TPO: What is the key advantage of a controller such as this one?

Spooner: The key advantages are ease of use and flexibility. We’ve made everything simple, even for users who don’t have a great deal of experience with controllers. Any operator, with a little talk-through and an overview of how it functions, should be able to work with it from then on. In terms of flexibility, we tried to offer as much as possible in one controller so that customers can carry one controller on the shelf that can be used in many applications.

TPO: How does the user set up the controller?

Spooner: The touch-screen interface provides access to establish the process value setpoint. It also provides access to control a valve manually. We designed the device to be unitless so that all the operator has to do is set it up for the range of sensor process values coming in. We accept a 4-20mA signal from any kind of sensor. If it’s a pressure sensor, for example, the range might be zero to 200 psi. So the user would just set the control for zero to 200 and wouldn’t worry about the psi.

TPO: What kinds of configuration options are available through the touch-screen panel?

Spooner: We provide access to change from PID control to on/off control or motor control. There is also an alarms menu. Each controller has two optional alarms that users can specify.

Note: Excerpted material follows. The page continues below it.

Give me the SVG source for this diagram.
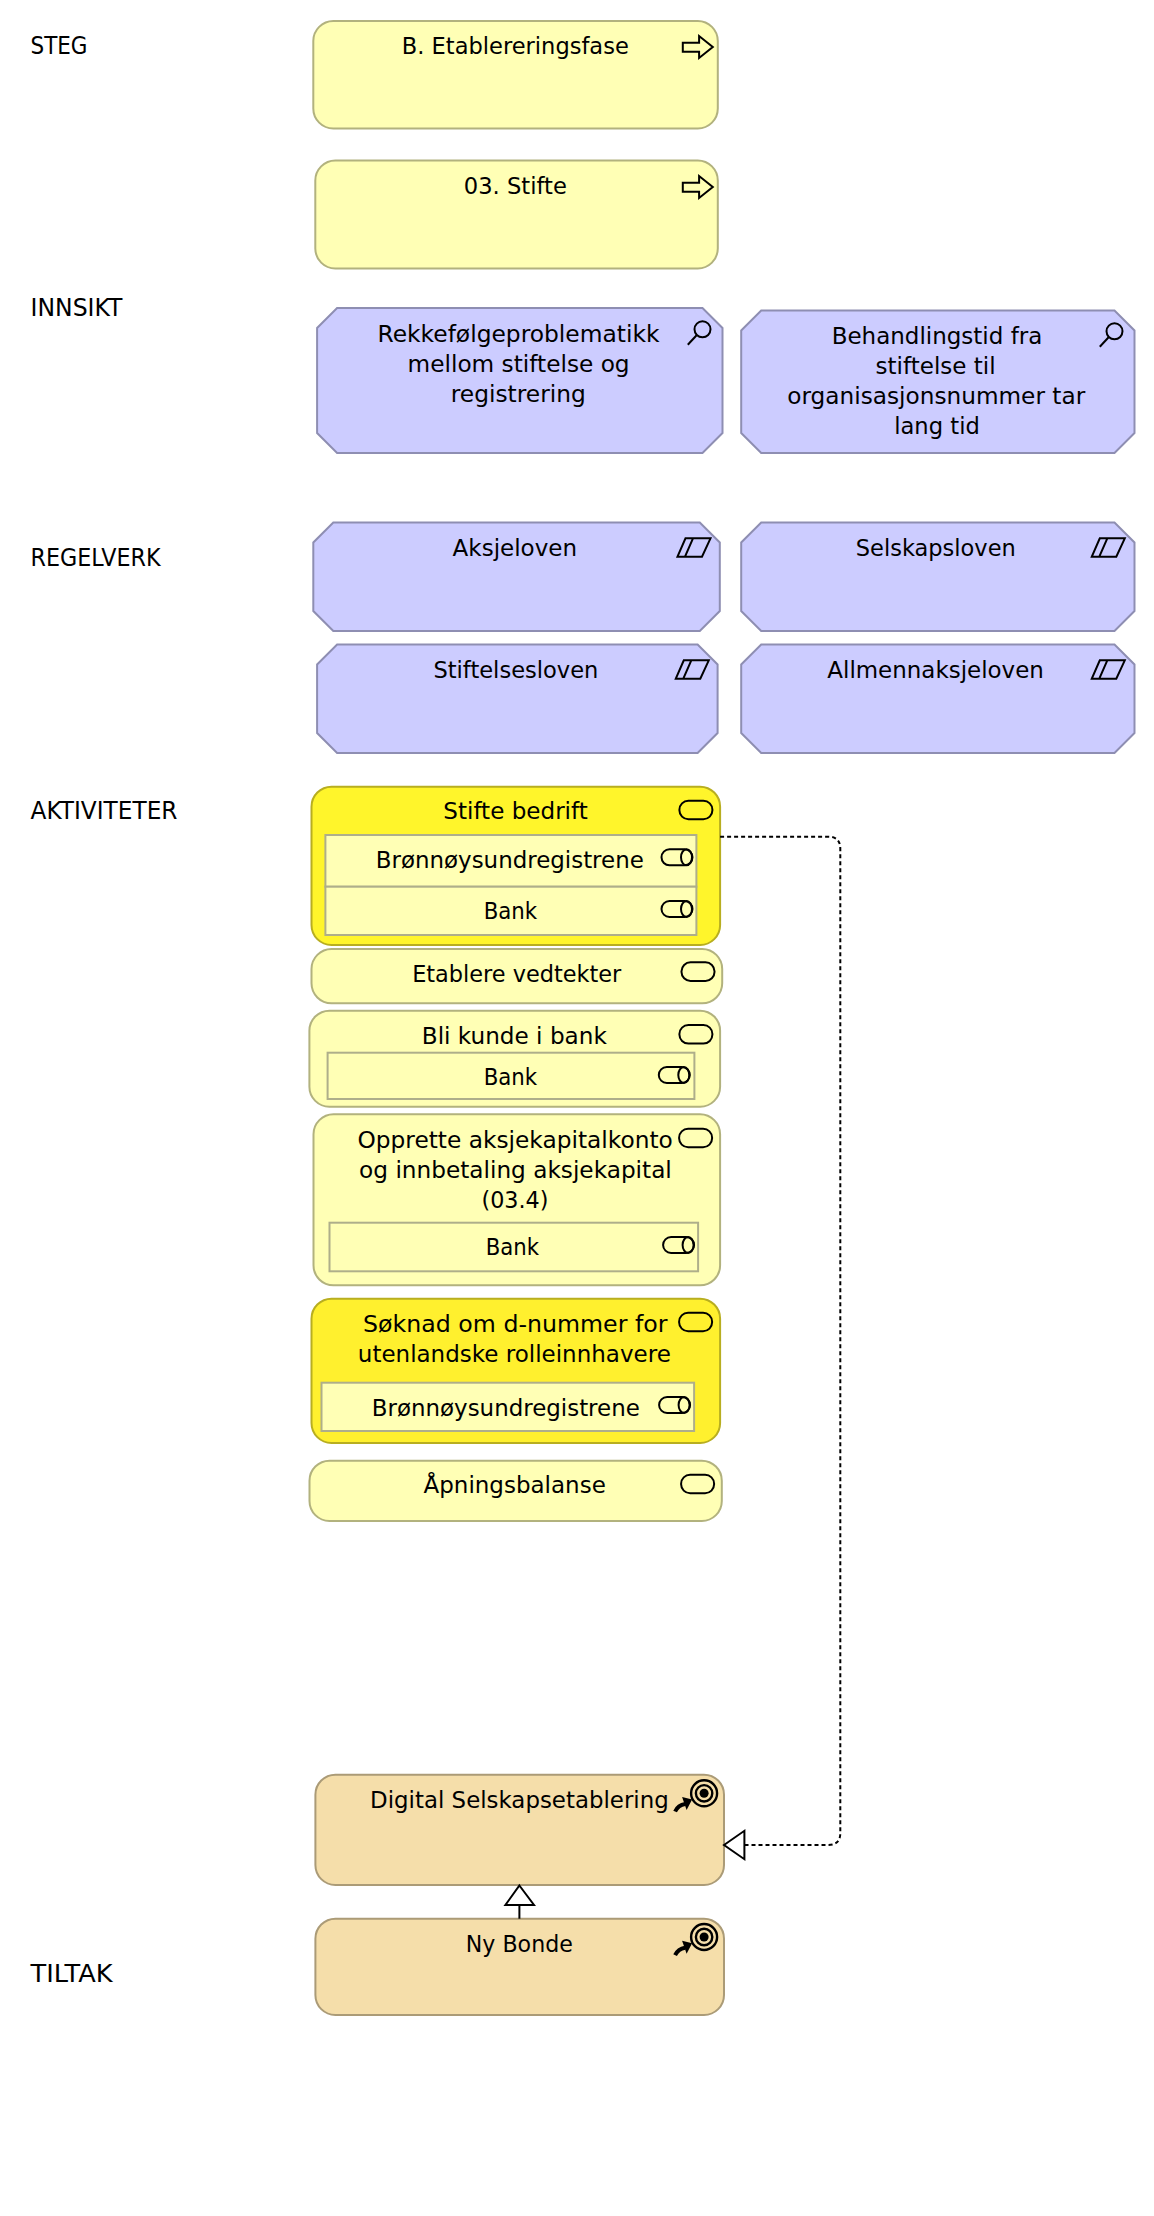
<svg xmlns="http://www.w3.org/2000/svg" width="1154" height="2216" viewBox="0 0 1154 2216">
<style>
text{font-family:"DejaVu Sans","Liberation Sans",sans-serif;font-size:23.5px;fill:#000}
.lab{font-size:24px}
.y{fill:#FFFFB5;stroke:#B2B27E;stroke-width:2}
.h1{fill:#FFF52B;stroke:#B8AE20;stroke-width:2}
.h2{fill:#FFF02E;stroke:#B8AE20;stroke-width:2}
.b{fill:#CCCCFF;stroke:#8E8EB2;stroke-width:2}
.o{fill:#F5DEAA;stroke:#AB9B77;stroke-width:2}
.in{fill:#FFFFB5;stroke:#AEAE8A;stroke-width:2}
.i{fill:none;stroke:#000;stroke-width:2}
.iw{fill:#fff;stroke:#000;stroke-width:2}
</style>
<defs>
<path id="arr" class="i" d="M0 6.700H16.300V0L30 11L16.300 22V15.700H0Z"/>
<g id="mag"><circle class="i" cx="15.700" cy="8.600" r="8"/><path class="i" d="M9.800 14.500L1 24"/></g>
<path id="para" class="i" d="M0 18.400L8 0H33L24.500 18.400ZM7.500 18.400L15.500 0"/>
<rect id="pill" class="i" x="0" y="0" width="33" height="18.600" rx="9" ry="9"/>
<g id="actor"><rect class="i" x="0" y="0" width="31" height="16" rx="8" ry="8"/><ellipse class="i" cx="25" cy="8" rx="5.500" ry="8"/></g>
<g id="target"><circle class="i" cx="-1" cy="-0.700" r="13" style="stroke-width:2.400"/><circle class="i" cx="-1" cy="-0.700" r="8.200" style="stroke-width:2.400"/><circle fill="#000" cx="-1" cy="-0.700" r="4.500"/><path class="i" style="stroke-width:4" d="M-30 17.500Q-27 11 -20 10"/><path fill="#000" d="M-13 5.500L-23 3L-18.500 16Z"/></g>
</defs>

<g id="labels">
<text class="lab" x="30.500" y="54" textLength="57" lengthAdjust="spacingAndGlyphs">STEG</text>
<text class="lab" x="30.500" y="316" textLength="92" lengthAdjust="spacingAndGlyphs">INNSIKT</text>
<text class="lab" x="30.500" y="565.700" textLength="130" lengthAdjust="spacingAndGlyphs">REGELVERK</text>
<text class="lab" x="30.500" y="819.300" textLength="147" lengthAdjust="spacingAndGlyphs">AKTIVITETER</text>
<text class="lab" x="30.500" y="1981.700" textLength="82" lengthAdjust="spacingAndGlyphs">TILTAK</text>
</g>

<g id="diagram" transform="translate(0.800 0)">
<g id="node-etablering">
<rect class="y" x="312.500" y="21" width="404.500" height="107.500" rx="20"/>
<text x="401" y="54.300" textLength="227" lengthAdjust="spacingAndGlyphs">B. Etablereringsfase</text>
<use href="#arr" x="682" y="36"/>
</g>
<g id="node-stifte">
<rect class="y" x="314.500" y="160.500" width="402.500" height="108" rx="20"/>
<text x="463" y="194.300" textLength="103" lengthAdjust="spacingAndGlyphs">03. Stifte</text>
<use href="#arr" x="682" y="176"/>
</g>

<g id="node-rekkefolge">
<path class="b" d="M336.300 308H701.700L721.700 328V433L701.700 453H336.300L316.300 433V328Z"/>
<text x="376.700" y="342.300" textLength="282" lengthAdjust="spacingAndGlyphs">Rekkefølgeproblematikk</text>
<text x="406.800" y="372" textLength="222" lengthAdjust="spacingAndGlyphs">mellom stiftelse og</text>
<text x="450" y="402" textLength="135" lengthAdjust="spacingAndGlyphs">registrering</text>
<use href="#mag" x="686" y="320.700"/>
</g>
<g id="node-behandlingstid">
<path class="b" d="M760.400 310.500H1113.700L1133.700 330.500V433L1113.700 453H760.400L740.400 433V330.500Z"/>
<text x="830.900" y="343.700" textLength="210.600" lengthAdjust="spacingAndGlyphs">Behandlingstid fra</text>
<text x="874.800" y="374" textLength="120" lengthAdjust="spacingAndGlyphs">stiftelse til</text>
<text x="786.400" y="404" textLength="298" lengthAdjust="spacingAndGlyphs">organisasjonsnummer tar</text>
<text x="893.400" y="434" textLength="85.600" lengthAdjust="spacingAndGlyphs">lang tid</text>
<use href="#mag" x="1098" y="322.700"/>
</g>

<g id="node-aksjeloven">
<path class="b" d="M332.500 522.500H699L719 542.500V611L699 631H332.500L312.500 611V542.500Z"/>
<text x="451.800" y="556" textLength="124.500" lengthAdjust="spacingAndGlyphs">Aksjeloven</text>
<use href="#para" x="676.700" y="538.300"/>
</g>
<g id="node-selskapsloven">
<path class="b" d="M760.400 522.500H1113.700L1133.700 542.500V611L1113.700 631H760.400L740.400 611V542.500Z"/>
<text x="855" y="556" textLength="160" lengthAdjust="spacingAndGlyphs">Selskapsloven</text>
<use href="#para" x="1091" y="538.300"/>
</g>
<g id="node-stiftelsesloven">
<path class="b" d="M336.300 644.500H696.800L716.800 664.500V733L696.800 753H336.300L316.300 733V664.500Z"/>
<text x="432.600" y="677.700" textLength="165" lengthAdjust="spacingAndGlyphs">Stiftelsesloven</text>
<use href="#para" x="675" y="660.300"/>
</g>
<g id="node-allmennaksjeloven">
<path class="b" d="M760.400 644.500H1113.700L1133.700 664.500V733L1113.700 753H760.400L740.400 733V664.500Z"/>
<text x="826.500" y="677.700" textLength="216.500" lengthAdjust="spacingAndGlyphs">Allmennaksjeloven</text>
<use href="#para" x="1091" y="660.300"/>
</g>

<g id="node-stifte-bedrift">
<rect class="h1" x="310.700" y="786.700" width="408.600" height="158.300" rx="20"/>
<text x="442.500" y="819.300" textLength="144.500" lengthAdjust="spacingAndGlyphs">Stifte bedrift</text>
<use href="#pill" x="678.600" y="800.700"/>
</g>
<g id="node-bronnoy-1">
<rect class="in" x="324.600" y="835" width="371" height="51.700"/>
<text x="375" y="867.700" textLength="268" lengthAdjust="spacingAndGlyphs">Brønnøysundregistrene</text>
<use href="#actor" x="660.700" y="849.300"/>
</g>
<g id="node-bank-1">
<rect class="in" x="324.600" y="886.700" width="371" height="48.300"/>
<text x="482.900" y="919.300" textLength="53.500" lengthAdjust="spacingAndGlyphs">Bank</text>
<use href="#actor" x="660.700" y="901"/>
</g>

<g id="node-vedtekter">
<rect class="y" x="310.700" y="949" width="410.700" height="54.300" rx="20"/>
<text x="411.400" y="981.700" textLength="209" lengthAdjust="spacingAndGlyphs">Etablere vedtekter</text>
<use href="#pill" x="680.700" y="962.300"/>
</g>

<g id="node-bli-kunde">
<rect class="y" x="308.600" y="1010.700" width="410.700" height="96" rx="20"/>
<text x="421" y="1043.700" textLength="185" lengthAdjust="spacingAndGlyphs">Bli kunde i bank</text>
<use href="#pill" x="678.600" y="1025"/>
</g>
<g id="node-bank-2">
<rect class="in" x="326.800" y="1052.700" width="366.800" height="46.300"/>
<text x="482.900" y="1085" textLength="53.500" lengthAdjust="spacingAndGlyphs">Bank</text>
<use href="#actor" x="658" y="1067"/>
</g>

<g id="node-opprette">
<rect class="y" x="312.700" y="1114.300" width="406.600" height="171" rx="20"/>
<text x="356.700" y="1147.700" textLength="315.300" lengthAdjust="spacingAndGlyphs">Opprette aksjekapitalkonto</text>
<text x="358.300" y="1177.700" textLength="312.700" lengthAdjust="spacingAndGlyphs">og innbetaling aksjekapital</text>
<text x="480.700" y="1207.700" textLength="67" lengthAdjust="spacingAndGlyphs">(03.4)</text>
<use href="#pill" x="678.300" y="1128.700"/>
</g>
<g id="node-bank-3">
<rect class="in" x="328.700" y="1222.700" width="368.600" height="48.600"/>
<text x="485" y="1255.300" textLength="53.300" lengthAdjust="spacingAndGlyphs">Bank</text>
<use href="#actor" x="662.300" y="1237"/>
</g>

<g id="node-soknad">
<rect class="h2" x="310.700" y="1298.700" width="408.600" height="144.300" rx="20"/>
<text x="362.300" y="1331.700" textLength="304.400" lengthAdjust="spacingAndGlyphs">Søknad om d-nummer for</text>
<text x="357" y="1362" textLength="313" lengthAdjust="spacingAndGlyphs">utenlandske rolleinnhavere</text>
<use href="#pill" x="678.300" y="1312.700"/>
</g>
<g id="node-bronnoy-2">
<rect class="in" x="320.700" y="1382.700" width="372.600" height="48.300"/>
<text x="371" y="1415.700" textLength="268" lengthAdjust="spacingAndGlyphs">Brønnøysundregistrene</text>
<use href="#actor" x="658.300" y="1397"/>
</g>

<g id="node-apning">
<rect class="y" x="308.700" y="1460.700" width="412.300" height="60.300" rx="20"/>
<text x="422.700" y="1493.300" textLength="182.300" lengthAdjust="spacingAndGlyphs">Åpningsbalanse</text>
<use href="#pill" x="680.300" y="1474.700"/>
</g>

<g id="node-digital">
<rect class="o" x="314.600" y="1774.700" width="408.600" height="110.300" rx="20"/>
<text x="369.300" y="1807.700" textLength="298.600" lengthAdjust="spacingAndGlyphs">Digital Selskapsetablering</text>
<use href="#target" x="704.300" y="1794"/>
</g>
<g id="node-ny-bonde">
<rect class="o" x="314.600" y="1918.700" width="408.600" height="96.300" rx="20"/>
<text x="465" y="1951.700" textLength="107" lengthAdjust="spacingAndGlyphs">Ny Bonde</text>
<use href="#target" x="704.300" y="1937.700"/>
</g>

<g id="connectors">
<path fill="none" stroke="#000" stroke-width="2" stroke-dasharray="4 3" d="M719.300 836.700H827.500Q839.500 836.700 839.500 848.700V1833Q839.500 1845 827.500 1845H743.600"/>
<path class="iw" d="M723.200 1845L743.600 1830.800V1859.200Z"/>
<path fill="none" stroke="#000" stroke-width="2" d="M518.600 1905V1918.700"/>
<path class="iw" d="M518.600 1885.500L533.200 1905H504.600Z"/>
</g>
</g>
</svg>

For example, they can configure it to alarm in case a sensor should fail, or if the controller has been left in the manual mode. They also can program the control for strainer flush, so that instead of alarming when a valve strainer needs flushing, it would flush automatically at the time of day that they set.

TPO: Are there any other automated capabilities?

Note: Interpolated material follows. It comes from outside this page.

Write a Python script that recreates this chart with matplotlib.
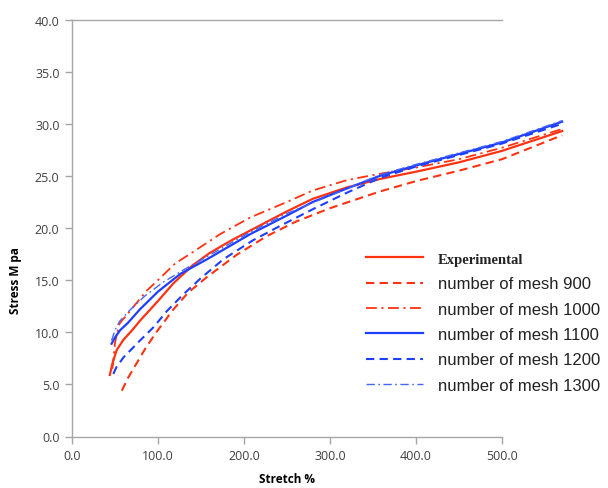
import matplotlib
matplotlib.use("Agg")
import matplotlib.pyplot as plt

# Stress-stretch curves: experiment vs. FE models with different mesh counts
exp_x = [44, 47, 52, 60, 70, 79, 100, 118, 140, 160, 185, 207, 250, 280, 320, 358, 400, 450, 500, 570]
exp_y = [5.9, 7.0, 8.3, 9.3, 10.2, 11.1, 13.0, 14.7, 16.4, 17.6, 18.8, 19.75, 21.6, 22.8, 23.9, 24.7, 25.4, 26.3, 27.4, 29.3]

m900_x = [58, 65, 75, 85, 98, 118, 135, 157, 191, 226, 260, 300, 358, 400, 450, 500, 570]
m900_y = [4.4, 5.6, 7.0, 8.4, 10.0, 12.2, 13.8, 15.3, 17.4, 19.2, 20.6, 21.9, 23.5, 24.5, 25.5, 26.6, 28.9]

m1000_x = [47, 50, 55, 65, 87, 100, 120, 137, 172, 207, 250, 280, 320, 358, 400, 450, 500, 570]
m1000_y = [6.5, 9.0, 10.8, 11.8, 14.0, 15.0, 16.6, 17.5, 19.4, 21.0, 22.5, 23.6, 24.6, 25.2, 25.8, 26.6, 27.7, 29.5]

m1100_x = [46, 50, 56, 65, 79, 100, 126, 157, 207, 250, 280, 320, 358, 400, 450, 500, 570]
m1100_y = [8.9, 9.5, 10.2, 10.9, 12.2, 13.9, 15.6, 17.0, 19.4, 21.2, 22.5, 23.8, 25.0, 26.0, 27.1, 28.2, 30.2]

m1200_x = [48, 52, 60, 79, 95, 110, 129, 150, 176, 210, 242, 280, 320, 358, 400, 450, 500, 570]
m1200_y = [6.0, 6.7, 7.6, 9.2, 10.5, 12.0, 13.6, 15.2, 17.0, 18.8, 20.2, 21.8, 23.4, 24.8, 25.9, 27.0, 28.1, 30.0]

m1300_x = [46, 50, 55, 58, 67, 85, 106, 130, 160, 207, 250, 300, 358, 400, 450, 500, 570]
m1300_y = [9.2, 10.2, 11.0, 11.3, 12.1, 13.5, 14.8, 16.0, 17.4, 19.6, 21.4, 23.1, 25.1, 26.1, 27.2, 28.3, 30.3]

x_ticks = [0, 100, 200, 300, 400, 500]
y_ticks = [0, 5, 10, 15, 20, 25, 30, 35, 40]

RED = "#ff3311"
BLUE = "#1f3fff"
AXIS_GRAY = "#a6a6a6"
TEXT_GRAY = "#404040"

fig = plt.figure(figsize=(6.08, 4.89), dpi=100)
ax = fig.add_axes([72 / 608, 51.5 / 489, 430 / 608, 417 / 489])

series = [
    (exp_x, exp_y, "Experimental", dict(color=RED, lw=1.6, ls="-")),
    (m900_x, m900_y, "number of mesh 900", dict(color=RED, lw=1.5, ls=(0, (4, 2.5)))),
    (m1000_x, m1000_y, "number of mesh 1000", dict(color=RED, lw=1.3, ls=(0, (6, 2.5, 1.2, 2.5)))),
    (m1100_x, m1100_y, "number of mesh 1100", dict(color=BLUE, lw=1.6, ls="-")),
    (m1200_x, m1200_y, "number of mesh 1200", dict(color=BLUE, lw=1.5, ls=(0, (4, 2.5)))),
    (m1300_x, m1300_y, "number of mesh 1300", dict(color="#4466ff", lw=1.0, ls=(0, (6, 2.5, 1.2, 2.5)))),
]

handles = []
for xs, ys, label, style in series:
    (ln,) = ax.plot(xs, ys, label=label, clip_on=False, **style)
    handles.append(ln)

ax.set_xlim(0, 500)
ax.set_ylim(0, 40)
ax.set_xticks(x_ticks)
ax.set_yticks(y_ticks)
ax.set_xticklabels([f"{v:.1f}" for v in x_ticks])
ax.set_yticklabels([f"{v:.1f}" for v in y_ticks])

for side in ("left", "bottom", "top"):
    ax.spines[side].set_color(AXIS_GRAY)
    ax.spines[side].set_linewidth(1.0)
ax.spines["right"].set_visible(False)

ax.tick_params(axis="both", direction="out", length=5, width=1.0, color=AXIS_GRAY,
               labelsize=9, labelcolor=TEXT_GRAY, pad=4)
for lab in ax.get_xticklabels() + ax.get_yticklabels():
    lab.set_fontfamily("Open Sans")

fig.text(287 / 608, 1 - 480 / 489, "Stretch %", ha="center", va="center",
         fontsize=8.5, fontweight="bold", family="Open Sans", color="black")
fig.text(16 / 608, 1 - 281 / 489, "Stress M pa", ha="center", va="center", rotation=90,
         fontsize=8.5, fontweight="bold", family="Open Sans", color="black")

leg = ax.legend(handles=handles, loc="upper left", bbox_to_anchor=(358 / 608, 1 - 244 / 489),
                bbox_transform=fig.transFigure, frameon=False, fontsize=12,
                handlelength=3.4, handletextpad=0.9, labelspacing=0.62, borderpad=0)
for i, t in enumerate(leg.get_texts()):
    if i == 0:
        t.set_fontfamily("Liberation Serif")
        t.set_fontsize(10.5)
        t.set_fontweight("bold")
    else:
        t.set_fontfamily("Liberation Sans")
    t.set_color("#222222")

fig.savefig("out.png", dpi=100)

Spooner: The controller allows setpoint scheduling. Users can program up to 10 setpoints per day. They can create setpoints on the HMI, physically touching the screen. They can also create setpoints remotely by way of 4-20mA signal or Modbus. But if they don’t want to be constantly adjusting setpoints manually, they can schedule them based on day of the week and time of day, such as to save money by reducing pressures or reducing flows at certain times.  

TPO: Can this controller be used to gather or analyze data?

Spooner: The device includes a data logger that saves time-stamped data onto a micro-SD card. Users can store their setpoints and actual process variable data and graph it all over time down to intervals as small as one second. All data is logged in an easily readable CSV file. The controller also has live trending graphs that can be viewed on the HMI. Today, for example, a lot of utilities are trying to reduce pressures in their lines to help stop pipe breaks and reduce water losses. Actually seeing what has been happening can help them adjust setpoints and save money.

TPO: Is there any built-in security to protect settings once they are established?

Spooner: The controller is password-protected on two levels — an operator level and an administrative level.

TPO: Is there anything else prospective users should know about this controller?

Spooner: We offer it with AC or DC power input. Regardless, every unit has a 24-volt internal power supply, which is beneficial for connecting sensors. Because we are a UL-certified panel shop, every unit we build is UL-certified. In Canada everything needs to be CSA-certified, and UL meets that. Within the U.S., certain states also need the UL certification.